▸ **DATA LINES**
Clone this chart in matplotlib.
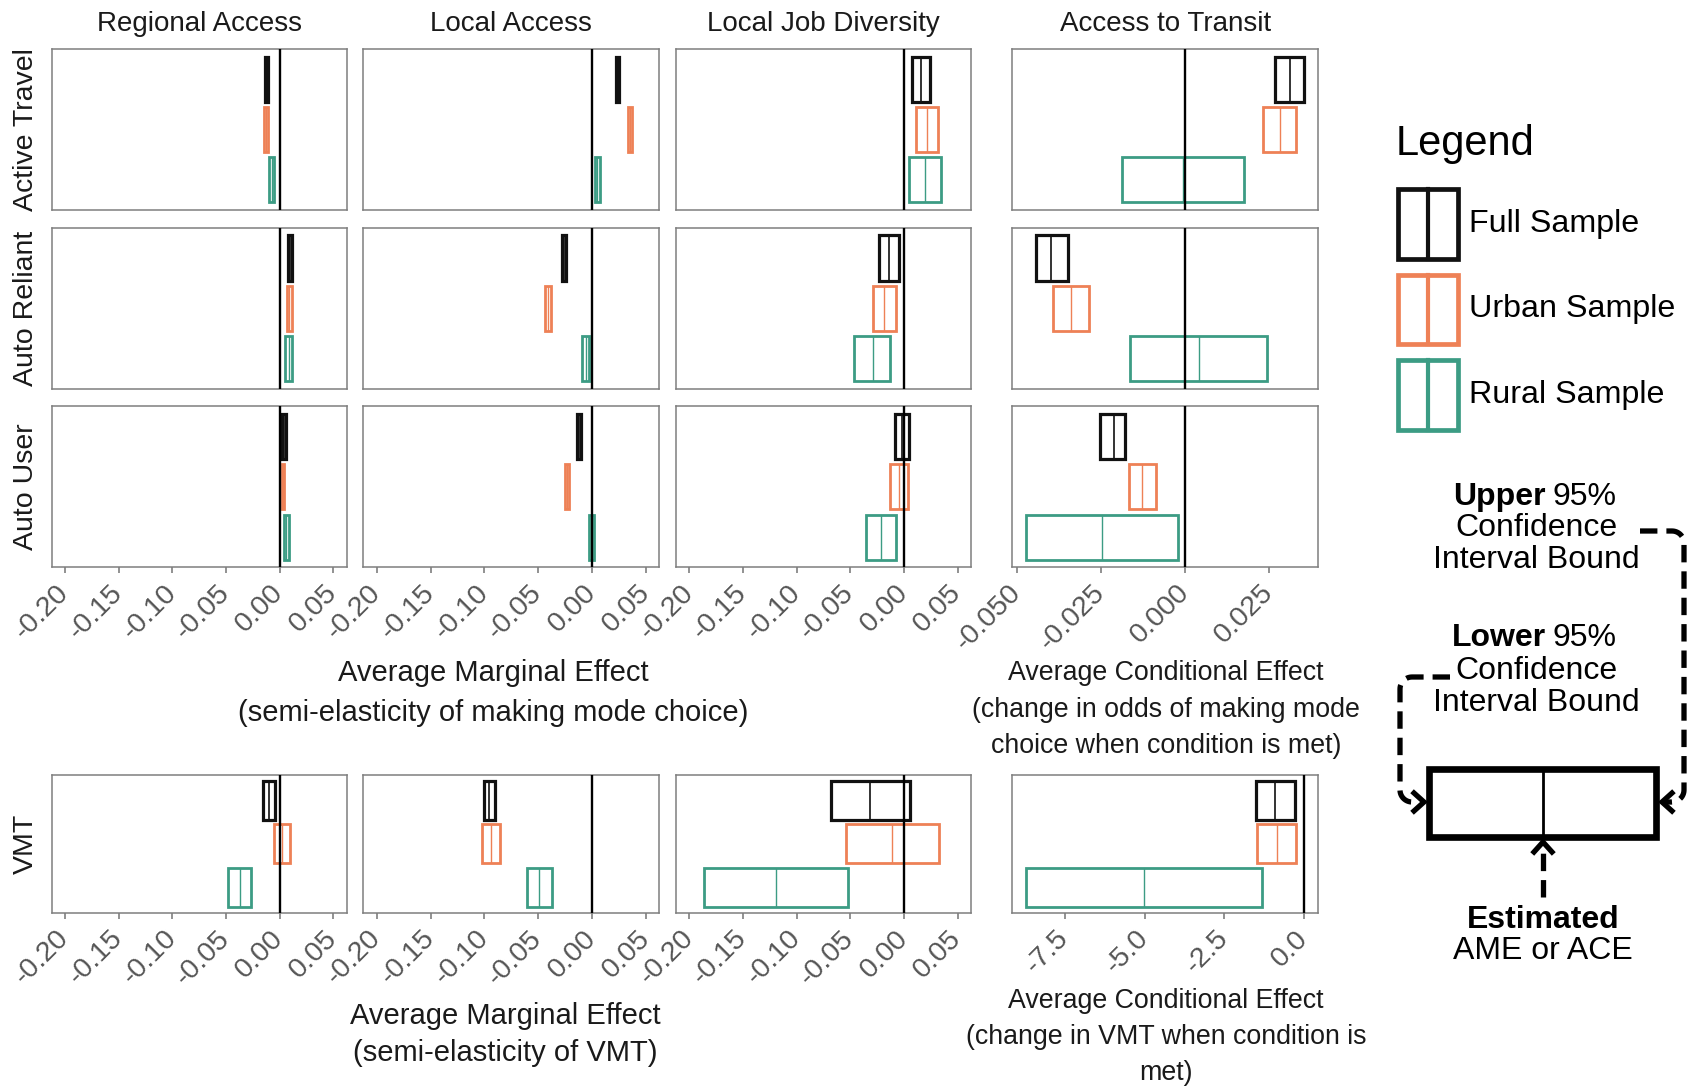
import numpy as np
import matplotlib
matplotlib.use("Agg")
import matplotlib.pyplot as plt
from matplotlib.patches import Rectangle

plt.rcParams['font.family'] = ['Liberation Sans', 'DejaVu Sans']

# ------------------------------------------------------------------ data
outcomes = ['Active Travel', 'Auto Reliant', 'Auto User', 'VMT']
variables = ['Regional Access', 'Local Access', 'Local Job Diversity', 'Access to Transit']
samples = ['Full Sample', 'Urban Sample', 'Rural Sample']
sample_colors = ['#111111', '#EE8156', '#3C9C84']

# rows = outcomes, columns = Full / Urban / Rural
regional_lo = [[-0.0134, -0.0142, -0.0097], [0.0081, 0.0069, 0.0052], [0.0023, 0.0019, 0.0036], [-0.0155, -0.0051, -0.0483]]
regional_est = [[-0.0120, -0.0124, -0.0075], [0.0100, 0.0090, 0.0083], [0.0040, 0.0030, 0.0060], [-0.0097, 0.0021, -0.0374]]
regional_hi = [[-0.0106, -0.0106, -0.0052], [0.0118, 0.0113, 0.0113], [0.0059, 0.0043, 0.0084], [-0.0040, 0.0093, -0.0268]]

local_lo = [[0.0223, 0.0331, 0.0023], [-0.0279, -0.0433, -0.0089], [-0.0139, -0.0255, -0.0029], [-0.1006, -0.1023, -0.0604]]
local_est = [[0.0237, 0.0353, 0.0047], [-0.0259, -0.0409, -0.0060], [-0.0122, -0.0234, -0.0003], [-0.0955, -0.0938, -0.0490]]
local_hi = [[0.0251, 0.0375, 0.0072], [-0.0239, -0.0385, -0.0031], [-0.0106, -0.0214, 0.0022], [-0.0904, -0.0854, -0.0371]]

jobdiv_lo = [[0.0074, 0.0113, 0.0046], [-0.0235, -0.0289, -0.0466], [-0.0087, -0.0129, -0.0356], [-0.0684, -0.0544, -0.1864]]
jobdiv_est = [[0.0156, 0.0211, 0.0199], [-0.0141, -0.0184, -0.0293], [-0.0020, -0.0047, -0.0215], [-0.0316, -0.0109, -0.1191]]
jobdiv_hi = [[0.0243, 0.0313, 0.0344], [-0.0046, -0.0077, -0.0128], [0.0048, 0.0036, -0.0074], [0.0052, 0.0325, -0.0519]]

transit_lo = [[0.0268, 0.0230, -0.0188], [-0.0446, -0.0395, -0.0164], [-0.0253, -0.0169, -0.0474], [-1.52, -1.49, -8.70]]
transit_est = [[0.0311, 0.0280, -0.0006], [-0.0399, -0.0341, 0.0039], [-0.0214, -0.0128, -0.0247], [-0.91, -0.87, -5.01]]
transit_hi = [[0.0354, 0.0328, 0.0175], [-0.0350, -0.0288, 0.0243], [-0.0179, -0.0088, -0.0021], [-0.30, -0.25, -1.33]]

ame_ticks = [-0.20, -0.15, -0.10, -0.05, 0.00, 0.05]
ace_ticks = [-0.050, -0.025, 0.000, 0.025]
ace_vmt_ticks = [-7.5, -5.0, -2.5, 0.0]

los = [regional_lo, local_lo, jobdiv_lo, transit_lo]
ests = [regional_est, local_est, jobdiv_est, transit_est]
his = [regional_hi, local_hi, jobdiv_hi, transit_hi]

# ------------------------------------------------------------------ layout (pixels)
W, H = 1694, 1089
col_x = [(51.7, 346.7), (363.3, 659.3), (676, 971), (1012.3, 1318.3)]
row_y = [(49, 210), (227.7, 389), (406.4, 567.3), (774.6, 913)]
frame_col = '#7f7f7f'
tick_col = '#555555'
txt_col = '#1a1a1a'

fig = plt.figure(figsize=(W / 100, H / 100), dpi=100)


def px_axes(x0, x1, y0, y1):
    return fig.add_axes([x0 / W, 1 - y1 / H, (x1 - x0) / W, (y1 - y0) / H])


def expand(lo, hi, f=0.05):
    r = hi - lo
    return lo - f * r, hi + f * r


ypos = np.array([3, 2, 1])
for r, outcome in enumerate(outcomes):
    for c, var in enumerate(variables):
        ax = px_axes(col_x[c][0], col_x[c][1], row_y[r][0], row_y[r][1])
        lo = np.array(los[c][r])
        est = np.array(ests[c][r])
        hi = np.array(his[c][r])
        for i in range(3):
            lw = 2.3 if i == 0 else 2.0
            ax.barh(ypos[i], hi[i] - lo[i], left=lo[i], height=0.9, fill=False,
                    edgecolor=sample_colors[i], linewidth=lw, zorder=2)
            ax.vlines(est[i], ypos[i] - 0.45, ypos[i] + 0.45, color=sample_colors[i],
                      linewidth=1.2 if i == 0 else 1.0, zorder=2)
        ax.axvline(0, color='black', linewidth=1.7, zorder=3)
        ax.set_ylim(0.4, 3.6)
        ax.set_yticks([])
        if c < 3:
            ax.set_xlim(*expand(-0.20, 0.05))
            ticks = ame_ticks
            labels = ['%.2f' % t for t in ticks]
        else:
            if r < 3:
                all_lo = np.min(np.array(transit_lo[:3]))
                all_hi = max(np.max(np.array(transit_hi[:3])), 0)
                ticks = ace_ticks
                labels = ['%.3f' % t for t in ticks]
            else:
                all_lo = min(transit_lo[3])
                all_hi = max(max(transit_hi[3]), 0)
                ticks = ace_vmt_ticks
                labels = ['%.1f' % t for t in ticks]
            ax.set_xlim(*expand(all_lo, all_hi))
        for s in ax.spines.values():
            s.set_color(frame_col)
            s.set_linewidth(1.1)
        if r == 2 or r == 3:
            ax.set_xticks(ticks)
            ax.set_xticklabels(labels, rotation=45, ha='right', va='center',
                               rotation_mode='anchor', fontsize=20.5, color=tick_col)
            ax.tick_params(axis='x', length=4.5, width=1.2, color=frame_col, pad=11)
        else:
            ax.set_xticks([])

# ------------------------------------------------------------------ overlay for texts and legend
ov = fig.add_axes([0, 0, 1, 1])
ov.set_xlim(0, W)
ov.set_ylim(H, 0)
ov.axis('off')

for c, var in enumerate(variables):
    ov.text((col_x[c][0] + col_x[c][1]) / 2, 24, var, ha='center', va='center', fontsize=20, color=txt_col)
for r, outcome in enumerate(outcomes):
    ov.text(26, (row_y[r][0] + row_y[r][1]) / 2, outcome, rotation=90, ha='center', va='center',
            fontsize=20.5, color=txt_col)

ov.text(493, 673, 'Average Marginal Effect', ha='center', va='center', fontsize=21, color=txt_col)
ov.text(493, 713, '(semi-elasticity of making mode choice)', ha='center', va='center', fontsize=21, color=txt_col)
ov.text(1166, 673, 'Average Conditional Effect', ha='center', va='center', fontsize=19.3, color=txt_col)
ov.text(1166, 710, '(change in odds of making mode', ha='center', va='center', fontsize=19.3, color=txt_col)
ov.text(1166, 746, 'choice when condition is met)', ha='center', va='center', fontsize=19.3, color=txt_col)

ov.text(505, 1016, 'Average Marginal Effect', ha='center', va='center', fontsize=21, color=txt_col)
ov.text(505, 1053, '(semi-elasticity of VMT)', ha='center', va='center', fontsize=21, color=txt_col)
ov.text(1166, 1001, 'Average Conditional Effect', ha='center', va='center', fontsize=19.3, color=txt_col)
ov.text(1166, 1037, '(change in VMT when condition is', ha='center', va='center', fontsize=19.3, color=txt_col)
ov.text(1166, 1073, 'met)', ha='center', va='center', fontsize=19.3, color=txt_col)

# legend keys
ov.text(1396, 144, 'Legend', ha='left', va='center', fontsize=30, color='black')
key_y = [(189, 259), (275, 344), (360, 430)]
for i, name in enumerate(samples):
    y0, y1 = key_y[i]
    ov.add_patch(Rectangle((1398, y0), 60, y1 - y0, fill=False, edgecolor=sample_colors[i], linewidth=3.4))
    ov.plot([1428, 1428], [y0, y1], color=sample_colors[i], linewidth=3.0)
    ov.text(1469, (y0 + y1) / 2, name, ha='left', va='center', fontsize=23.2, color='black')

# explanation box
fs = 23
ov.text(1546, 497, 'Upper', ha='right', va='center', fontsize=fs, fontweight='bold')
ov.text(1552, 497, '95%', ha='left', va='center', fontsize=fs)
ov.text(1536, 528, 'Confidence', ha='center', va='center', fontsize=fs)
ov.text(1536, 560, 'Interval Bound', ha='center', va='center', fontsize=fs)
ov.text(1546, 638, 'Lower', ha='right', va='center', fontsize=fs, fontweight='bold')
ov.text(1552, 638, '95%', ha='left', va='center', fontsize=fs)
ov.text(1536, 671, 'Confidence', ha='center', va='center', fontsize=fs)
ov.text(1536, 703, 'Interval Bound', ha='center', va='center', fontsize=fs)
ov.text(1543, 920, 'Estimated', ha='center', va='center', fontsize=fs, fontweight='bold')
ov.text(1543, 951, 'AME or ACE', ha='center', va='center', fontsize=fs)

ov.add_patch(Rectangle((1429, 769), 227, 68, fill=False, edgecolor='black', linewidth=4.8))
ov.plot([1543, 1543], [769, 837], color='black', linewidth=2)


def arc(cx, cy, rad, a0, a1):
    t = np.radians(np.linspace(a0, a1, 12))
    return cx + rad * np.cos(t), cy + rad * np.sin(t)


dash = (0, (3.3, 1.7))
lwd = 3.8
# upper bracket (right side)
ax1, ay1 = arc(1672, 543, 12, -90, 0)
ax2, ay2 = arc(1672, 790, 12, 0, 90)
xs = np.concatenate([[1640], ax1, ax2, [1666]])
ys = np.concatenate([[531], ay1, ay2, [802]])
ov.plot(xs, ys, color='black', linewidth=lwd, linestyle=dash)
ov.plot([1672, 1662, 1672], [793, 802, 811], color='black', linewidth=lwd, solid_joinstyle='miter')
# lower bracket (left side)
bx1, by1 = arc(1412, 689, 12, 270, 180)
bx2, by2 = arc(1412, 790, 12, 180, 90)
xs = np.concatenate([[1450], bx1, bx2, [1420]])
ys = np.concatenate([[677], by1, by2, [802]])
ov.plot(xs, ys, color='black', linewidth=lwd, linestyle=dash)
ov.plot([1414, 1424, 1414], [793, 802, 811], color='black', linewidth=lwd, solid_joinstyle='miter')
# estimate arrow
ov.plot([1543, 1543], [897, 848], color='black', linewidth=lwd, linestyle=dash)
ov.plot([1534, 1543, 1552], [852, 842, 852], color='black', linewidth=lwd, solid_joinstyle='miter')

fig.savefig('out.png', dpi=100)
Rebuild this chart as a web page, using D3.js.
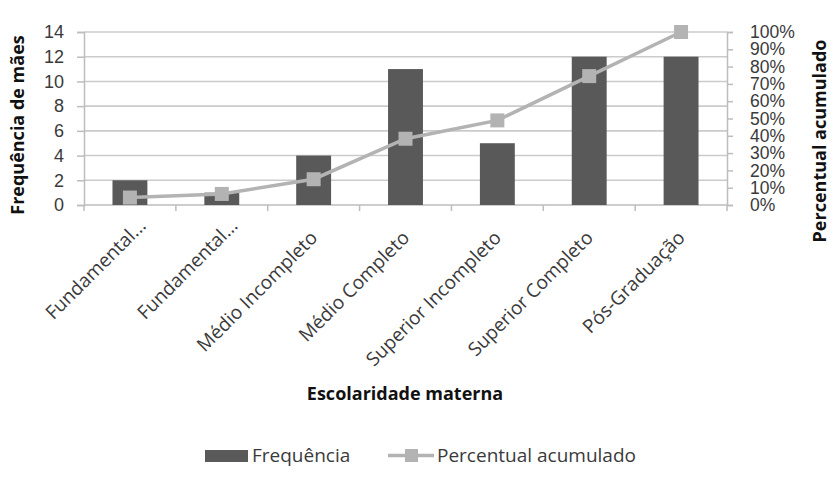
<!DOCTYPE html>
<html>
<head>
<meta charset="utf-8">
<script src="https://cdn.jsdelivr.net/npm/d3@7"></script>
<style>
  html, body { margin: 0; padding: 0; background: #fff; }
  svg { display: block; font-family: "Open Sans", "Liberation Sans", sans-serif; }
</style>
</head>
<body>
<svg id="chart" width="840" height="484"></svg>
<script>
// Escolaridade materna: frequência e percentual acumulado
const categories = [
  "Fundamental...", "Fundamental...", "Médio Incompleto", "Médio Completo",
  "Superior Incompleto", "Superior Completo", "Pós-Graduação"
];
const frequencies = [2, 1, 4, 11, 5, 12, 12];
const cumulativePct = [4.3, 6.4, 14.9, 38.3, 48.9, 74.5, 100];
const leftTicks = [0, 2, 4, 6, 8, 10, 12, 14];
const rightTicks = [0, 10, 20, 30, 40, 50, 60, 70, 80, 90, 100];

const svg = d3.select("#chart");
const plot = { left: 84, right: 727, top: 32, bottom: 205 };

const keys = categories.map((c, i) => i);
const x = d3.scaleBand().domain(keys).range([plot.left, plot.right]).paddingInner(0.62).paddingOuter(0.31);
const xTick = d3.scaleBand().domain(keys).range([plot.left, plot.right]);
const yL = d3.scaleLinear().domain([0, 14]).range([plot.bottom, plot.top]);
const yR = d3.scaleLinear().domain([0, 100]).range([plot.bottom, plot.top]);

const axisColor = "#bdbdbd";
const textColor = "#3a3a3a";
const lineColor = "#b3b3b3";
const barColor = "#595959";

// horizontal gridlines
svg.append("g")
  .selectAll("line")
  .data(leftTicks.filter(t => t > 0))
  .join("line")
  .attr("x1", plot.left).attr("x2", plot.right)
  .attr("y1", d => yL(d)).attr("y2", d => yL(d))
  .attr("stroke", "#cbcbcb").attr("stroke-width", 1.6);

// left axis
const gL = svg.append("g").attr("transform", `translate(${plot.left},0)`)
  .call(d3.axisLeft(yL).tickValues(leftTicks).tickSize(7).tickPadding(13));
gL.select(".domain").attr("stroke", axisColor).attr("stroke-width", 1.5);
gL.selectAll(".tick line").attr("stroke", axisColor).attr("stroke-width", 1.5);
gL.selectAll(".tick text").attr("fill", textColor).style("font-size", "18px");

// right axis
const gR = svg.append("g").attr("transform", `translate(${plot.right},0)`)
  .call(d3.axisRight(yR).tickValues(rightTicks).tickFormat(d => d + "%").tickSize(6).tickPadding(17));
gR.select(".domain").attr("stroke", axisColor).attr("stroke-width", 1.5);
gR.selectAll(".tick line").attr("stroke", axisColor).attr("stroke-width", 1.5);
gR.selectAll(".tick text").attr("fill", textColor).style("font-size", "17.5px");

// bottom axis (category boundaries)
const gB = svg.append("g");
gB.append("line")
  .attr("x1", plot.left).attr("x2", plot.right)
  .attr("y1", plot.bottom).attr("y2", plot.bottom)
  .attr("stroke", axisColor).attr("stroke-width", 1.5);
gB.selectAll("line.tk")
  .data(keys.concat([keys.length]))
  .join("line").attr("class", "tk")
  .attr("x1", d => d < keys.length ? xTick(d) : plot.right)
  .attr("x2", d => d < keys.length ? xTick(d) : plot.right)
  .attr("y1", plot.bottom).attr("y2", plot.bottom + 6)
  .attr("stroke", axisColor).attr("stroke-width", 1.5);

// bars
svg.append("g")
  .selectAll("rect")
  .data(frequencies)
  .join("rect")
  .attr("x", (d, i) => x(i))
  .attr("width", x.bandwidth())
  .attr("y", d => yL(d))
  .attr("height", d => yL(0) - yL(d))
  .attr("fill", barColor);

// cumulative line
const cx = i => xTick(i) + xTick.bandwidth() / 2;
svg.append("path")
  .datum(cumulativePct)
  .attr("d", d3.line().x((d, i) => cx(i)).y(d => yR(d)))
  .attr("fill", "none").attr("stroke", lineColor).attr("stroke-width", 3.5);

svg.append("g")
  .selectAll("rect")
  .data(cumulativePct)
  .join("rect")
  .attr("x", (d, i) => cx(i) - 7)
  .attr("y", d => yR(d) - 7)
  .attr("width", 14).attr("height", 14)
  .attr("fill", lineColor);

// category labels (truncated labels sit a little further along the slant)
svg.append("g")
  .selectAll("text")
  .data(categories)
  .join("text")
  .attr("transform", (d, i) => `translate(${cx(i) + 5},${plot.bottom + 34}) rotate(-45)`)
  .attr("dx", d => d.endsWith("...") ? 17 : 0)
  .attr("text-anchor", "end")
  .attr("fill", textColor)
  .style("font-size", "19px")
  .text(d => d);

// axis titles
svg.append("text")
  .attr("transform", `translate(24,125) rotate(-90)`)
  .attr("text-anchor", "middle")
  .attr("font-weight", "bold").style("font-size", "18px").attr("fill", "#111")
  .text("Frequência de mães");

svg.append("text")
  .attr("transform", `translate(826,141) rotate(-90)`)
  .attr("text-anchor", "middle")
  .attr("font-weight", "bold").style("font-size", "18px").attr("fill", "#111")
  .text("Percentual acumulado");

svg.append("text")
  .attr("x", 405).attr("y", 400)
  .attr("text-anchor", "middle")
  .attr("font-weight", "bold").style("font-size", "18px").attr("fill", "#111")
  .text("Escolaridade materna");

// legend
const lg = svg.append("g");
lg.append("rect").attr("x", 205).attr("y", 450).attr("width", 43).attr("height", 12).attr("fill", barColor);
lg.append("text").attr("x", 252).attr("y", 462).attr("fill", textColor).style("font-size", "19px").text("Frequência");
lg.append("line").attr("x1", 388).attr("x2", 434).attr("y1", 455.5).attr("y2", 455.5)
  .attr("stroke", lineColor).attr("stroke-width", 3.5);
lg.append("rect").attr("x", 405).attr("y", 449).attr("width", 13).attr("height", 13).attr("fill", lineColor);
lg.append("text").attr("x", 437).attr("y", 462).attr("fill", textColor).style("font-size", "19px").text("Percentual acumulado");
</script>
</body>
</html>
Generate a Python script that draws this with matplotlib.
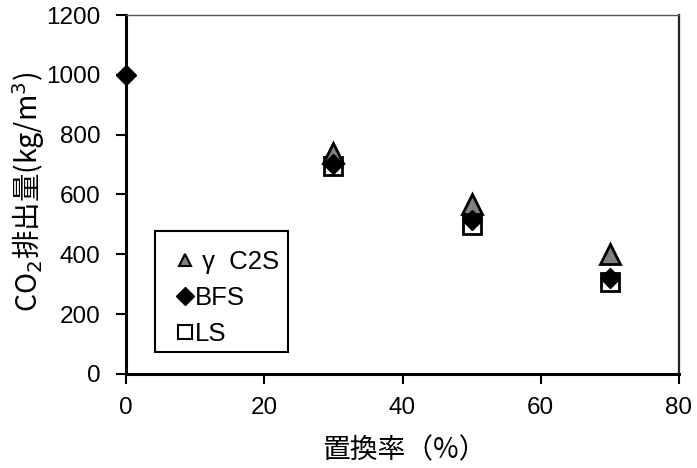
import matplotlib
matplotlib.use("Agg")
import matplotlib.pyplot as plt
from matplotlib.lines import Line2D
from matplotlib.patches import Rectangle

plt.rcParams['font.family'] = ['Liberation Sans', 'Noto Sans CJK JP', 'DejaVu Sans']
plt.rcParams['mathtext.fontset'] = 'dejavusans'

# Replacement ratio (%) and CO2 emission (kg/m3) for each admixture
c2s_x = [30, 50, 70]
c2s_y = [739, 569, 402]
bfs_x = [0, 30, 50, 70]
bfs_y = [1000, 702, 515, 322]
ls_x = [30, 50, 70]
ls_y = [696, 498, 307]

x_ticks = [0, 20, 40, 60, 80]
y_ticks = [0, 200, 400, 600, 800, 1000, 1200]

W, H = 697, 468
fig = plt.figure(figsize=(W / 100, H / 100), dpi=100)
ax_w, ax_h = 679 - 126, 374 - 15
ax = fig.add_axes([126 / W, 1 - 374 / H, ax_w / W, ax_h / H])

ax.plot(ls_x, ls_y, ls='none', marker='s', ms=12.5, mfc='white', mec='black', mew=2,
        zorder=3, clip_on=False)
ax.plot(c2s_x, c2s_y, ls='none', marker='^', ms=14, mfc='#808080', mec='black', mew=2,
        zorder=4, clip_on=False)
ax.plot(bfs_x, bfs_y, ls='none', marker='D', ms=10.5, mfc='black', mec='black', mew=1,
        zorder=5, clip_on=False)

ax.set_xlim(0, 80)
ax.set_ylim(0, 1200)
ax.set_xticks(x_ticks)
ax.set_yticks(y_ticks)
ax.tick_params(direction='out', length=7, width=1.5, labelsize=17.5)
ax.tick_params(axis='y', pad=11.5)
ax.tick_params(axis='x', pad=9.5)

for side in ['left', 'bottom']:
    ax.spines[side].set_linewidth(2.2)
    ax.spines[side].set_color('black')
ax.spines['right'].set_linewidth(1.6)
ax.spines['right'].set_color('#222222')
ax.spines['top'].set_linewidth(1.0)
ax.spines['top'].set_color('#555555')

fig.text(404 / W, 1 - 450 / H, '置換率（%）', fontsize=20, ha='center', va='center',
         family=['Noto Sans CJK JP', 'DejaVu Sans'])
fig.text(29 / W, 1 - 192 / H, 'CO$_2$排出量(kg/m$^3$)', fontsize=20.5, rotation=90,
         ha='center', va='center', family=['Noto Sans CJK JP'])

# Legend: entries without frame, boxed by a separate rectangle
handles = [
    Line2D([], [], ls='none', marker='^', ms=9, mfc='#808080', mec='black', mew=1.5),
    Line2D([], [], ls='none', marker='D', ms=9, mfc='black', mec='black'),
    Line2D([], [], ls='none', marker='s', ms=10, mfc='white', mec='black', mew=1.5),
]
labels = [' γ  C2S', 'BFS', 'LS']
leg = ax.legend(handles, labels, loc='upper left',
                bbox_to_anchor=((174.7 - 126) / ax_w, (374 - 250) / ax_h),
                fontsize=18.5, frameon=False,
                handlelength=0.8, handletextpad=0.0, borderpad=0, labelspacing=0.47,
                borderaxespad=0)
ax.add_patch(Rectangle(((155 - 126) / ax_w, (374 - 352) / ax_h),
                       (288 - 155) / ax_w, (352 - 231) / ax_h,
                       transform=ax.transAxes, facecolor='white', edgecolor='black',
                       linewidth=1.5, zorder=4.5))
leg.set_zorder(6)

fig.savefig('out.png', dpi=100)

▸ **TO DO**
From the listing above, repeat only the lines between the line containing "Generate a Python" and the line containing "plt.rcParams['mathtext.fontset'] = 'dejavusans'", those two included. Pictures are not part of the copy.

▸ **RESPONSE**
Generate a Python script that draws this with matplotlib.
import matplotlib
matplotlib.use("Agg")
import matplotlib.pyplot as plt
from matplotlib.lines import Line2D
from matplotlib.patches import Rectangle

plt.rcParams['font.family'] = ['Liberation Sans', 'Noto Sans CJK JP', 'DejaVu Sans']
plt.rcParams['mathtext.fontset'] = 'dejavusans'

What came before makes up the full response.